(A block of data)
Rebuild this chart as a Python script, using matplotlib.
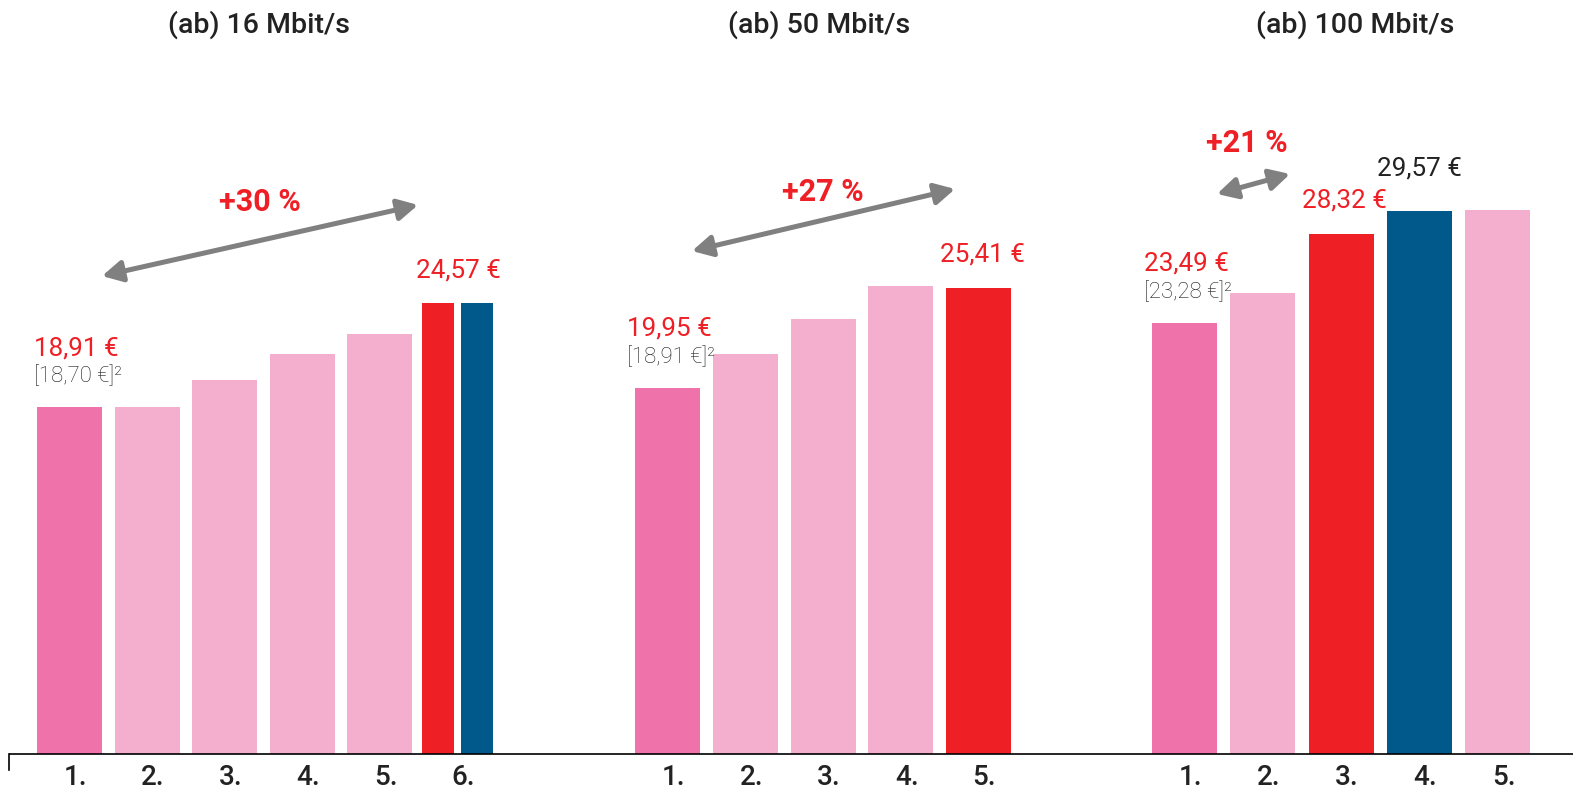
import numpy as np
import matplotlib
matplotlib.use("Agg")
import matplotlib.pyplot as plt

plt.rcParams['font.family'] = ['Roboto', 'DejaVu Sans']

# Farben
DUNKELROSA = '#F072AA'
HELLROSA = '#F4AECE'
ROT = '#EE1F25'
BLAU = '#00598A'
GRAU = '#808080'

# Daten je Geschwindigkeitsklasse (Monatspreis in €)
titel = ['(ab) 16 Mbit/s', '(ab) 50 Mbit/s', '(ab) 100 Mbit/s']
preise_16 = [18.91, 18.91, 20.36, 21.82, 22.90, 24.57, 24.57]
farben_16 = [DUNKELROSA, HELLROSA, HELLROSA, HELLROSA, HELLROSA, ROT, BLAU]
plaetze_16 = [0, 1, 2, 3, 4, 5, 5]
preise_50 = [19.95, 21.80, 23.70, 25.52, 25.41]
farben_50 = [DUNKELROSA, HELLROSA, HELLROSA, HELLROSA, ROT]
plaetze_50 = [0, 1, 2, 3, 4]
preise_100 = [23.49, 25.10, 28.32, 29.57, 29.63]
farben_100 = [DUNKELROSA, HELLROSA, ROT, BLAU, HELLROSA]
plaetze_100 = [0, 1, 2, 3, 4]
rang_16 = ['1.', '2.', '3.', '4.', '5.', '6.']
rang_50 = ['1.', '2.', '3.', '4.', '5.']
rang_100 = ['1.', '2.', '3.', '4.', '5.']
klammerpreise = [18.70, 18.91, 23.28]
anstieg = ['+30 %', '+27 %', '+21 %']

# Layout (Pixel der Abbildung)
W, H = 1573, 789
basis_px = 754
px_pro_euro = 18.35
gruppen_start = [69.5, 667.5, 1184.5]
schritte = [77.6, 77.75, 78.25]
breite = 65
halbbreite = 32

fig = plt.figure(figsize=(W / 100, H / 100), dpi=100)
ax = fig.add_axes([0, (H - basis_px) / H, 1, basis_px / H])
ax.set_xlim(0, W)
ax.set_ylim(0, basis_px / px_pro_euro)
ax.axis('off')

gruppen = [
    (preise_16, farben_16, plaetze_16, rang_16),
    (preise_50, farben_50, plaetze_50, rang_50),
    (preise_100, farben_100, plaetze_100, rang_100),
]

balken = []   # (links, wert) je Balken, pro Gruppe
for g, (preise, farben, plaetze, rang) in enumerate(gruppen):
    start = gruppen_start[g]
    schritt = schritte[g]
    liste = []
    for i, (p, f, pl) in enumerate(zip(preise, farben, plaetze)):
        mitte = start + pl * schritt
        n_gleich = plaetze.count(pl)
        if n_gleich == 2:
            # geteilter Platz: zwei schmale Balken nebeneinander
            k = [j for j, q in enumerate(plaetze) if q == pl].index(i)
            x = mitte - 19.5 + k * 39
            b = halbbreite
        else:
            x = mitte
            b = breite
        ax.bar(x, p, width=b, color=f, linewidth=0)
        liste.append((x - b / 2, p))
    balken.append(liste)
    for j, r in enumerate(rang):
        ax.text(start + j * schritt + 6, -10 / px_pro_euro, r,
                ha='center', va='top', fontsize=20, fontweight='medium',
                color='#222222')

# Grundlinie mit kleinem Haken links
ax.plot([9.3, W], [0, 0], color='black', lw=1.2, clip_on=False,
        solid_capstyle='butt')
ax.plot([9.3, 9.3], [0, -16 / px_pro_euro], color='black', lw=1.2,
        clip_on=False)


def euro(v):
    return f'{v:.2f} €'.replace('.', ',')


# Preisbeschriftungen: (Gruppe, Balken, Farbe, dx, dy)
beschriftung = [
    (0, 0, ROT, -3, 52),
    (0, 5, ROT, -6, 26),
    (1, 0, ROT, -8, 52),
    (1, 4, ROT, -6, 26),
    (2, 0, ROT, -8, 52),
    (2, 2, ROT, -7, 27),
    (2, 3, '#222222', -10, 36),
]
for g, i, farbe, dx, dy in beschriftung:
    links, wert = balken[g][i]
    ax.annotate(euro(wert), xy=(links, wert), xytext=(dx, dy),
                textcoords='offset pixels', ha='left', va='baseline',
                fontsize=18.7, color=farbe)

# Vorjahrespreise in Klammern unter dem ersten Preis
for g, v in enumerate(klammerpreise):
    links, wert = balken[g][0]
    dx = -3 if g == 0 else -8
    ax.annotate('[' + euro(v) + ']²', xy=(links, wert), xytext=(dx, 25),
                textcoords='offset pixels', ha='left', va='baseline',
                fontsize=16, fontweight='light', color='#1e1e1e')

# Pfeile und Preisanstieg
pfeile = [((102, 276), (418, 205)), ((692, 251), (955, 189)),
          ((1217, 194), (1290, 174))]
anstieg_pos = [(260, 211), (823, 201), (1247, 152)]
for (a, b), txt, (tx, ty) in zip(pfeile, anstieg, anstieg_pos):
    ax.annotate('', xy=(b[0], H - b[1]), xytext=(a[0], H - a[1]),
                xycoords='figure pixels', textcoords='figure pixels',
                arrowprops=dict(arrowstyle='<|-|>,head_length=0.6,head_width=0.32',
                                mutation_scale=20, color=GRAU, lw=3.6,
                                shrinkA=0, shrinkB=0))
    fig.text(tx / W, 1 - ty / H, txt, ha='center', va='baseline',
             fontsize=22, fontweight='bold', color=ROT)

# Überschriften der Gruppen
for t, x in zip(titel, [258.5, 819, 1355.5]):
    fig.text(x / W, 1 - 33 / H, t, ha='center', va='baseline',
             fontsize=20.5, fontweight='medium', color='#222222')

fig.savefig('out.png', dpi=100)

...

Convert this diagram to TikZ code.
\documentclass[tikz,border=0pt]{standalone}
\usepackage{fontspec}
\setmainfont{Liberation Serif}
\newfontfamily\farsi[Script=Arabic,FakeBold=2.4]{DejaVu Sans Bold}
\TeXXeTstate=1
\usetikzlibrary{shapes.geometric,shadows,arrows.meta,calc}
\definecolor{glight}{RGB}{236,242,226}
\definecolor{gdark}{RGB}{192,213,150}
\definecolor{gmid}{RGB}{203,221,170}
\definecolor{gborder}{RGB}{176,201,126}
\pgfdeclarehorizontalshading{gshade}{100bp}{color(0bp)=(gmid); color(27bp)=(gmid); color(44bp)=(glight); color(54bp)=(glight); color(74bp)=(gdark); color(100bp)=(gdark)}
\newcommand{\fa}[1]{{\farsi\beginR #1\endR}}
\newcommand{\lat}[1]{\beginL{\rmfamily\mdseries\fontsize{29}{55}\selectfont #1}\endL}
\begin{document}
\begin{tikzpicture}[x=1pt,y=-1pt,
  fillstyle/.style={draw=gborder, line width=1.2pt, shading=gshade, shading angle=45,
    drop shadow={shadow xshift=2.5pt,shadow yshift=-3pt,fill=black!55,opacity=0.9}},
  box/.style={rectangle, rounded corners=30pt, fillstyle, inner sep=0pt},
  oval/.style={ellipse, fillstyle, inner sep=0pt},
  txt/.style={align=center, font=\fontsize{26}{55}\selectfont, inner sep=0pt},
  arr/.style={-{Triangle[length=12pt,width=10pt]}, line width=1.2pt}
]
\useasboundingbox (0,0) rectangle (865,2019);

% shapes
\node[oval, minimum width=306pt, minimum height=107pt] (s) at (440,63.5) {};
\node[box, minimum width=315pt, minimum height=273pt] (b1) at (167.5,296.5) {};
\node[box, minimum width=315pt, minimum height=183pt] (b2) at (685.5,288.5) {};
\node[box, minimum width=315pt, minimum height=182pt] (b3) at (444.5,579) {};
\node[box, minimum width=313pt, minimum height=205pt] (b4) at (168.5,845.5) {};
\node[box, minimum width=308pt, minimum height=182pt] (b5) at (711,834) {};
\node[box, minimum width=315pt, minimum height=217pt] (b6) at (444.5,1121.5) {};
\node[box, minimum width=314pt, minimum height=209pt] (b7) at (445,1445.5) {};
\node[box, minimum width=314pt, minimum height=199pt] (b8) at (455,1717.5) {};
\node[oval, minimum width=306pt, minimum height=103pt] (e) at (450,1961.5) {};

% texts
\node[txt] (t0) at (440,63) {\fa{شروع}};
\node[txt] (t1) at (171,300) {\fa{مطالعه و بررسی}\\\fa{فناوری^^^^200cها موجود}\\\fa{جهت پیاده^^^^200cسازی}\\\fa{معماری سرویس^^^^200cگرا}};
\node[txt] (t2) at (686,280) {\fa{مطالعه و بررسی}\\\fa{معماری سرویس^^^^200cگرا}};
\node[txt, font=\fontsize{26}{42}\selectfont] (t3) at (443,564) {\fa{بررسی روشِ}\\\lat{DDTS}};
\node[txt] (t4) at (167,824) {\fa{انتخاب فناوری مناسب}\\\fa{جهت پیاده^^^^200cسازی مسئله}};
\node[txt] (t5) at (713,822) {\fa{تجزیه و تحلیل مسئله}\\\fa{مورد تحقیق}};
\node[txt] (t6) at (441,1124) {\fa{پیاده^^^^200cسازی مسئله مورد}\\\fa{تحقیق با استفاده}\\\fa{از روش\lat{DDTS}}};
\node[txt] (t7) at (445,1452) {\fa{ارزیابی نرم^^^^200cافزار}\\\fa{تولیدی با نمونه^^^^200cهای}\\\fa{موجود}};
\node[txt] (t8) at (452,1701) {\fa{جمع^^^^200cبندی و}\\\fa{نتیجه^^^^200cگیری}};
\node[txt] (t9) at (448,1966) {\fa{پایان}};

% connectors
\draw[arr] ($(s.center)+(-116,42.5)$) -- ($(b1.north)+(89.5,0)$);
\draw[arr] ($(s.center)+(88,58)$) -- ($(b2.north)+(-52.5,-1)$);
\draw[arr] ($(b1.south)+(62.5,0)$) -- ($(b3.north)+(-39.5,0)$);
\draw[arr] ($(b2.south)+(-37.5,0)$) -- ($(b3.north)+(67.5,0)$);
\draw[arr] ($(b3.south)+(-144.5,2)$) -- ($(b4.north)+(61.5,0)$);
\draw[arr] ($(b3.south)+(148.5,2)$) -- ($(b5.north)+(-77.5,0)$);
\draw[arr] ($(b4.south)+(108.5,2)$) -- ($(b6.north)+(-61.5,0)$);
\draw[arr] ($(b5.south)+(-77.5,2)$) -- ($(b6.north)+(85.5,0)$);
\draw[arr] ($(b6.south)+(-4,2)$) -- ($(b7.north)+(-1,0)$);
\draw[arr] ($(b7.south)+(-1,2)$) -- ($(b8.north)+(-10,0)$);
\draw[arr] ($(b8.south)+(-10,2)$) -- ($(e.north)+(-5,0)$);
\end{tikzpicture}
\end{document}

GIVEN EXERCISE ->
From the records above, extract the lines from the one holding "Rebuild this chart" through the one holding "GRAU = '#808080'", word for word; omit the pictures.

THE ANSWER ->
Rebuild this chart as a Python script, using matplotlib.
import numpy as np
import matplotlib
matplotlib.use("Agg")
import matplotlib.pyplot as plt

plt.rcParams['font.family'] = ['Roboto', 'DejaVu Sans']

# Farben
DUNKELROSA = '#F072AA'
HELLROSA = '#F4AECE'
ROT = '#EE1F25'
BLAU = '#00598A'
GRAU = '#808080'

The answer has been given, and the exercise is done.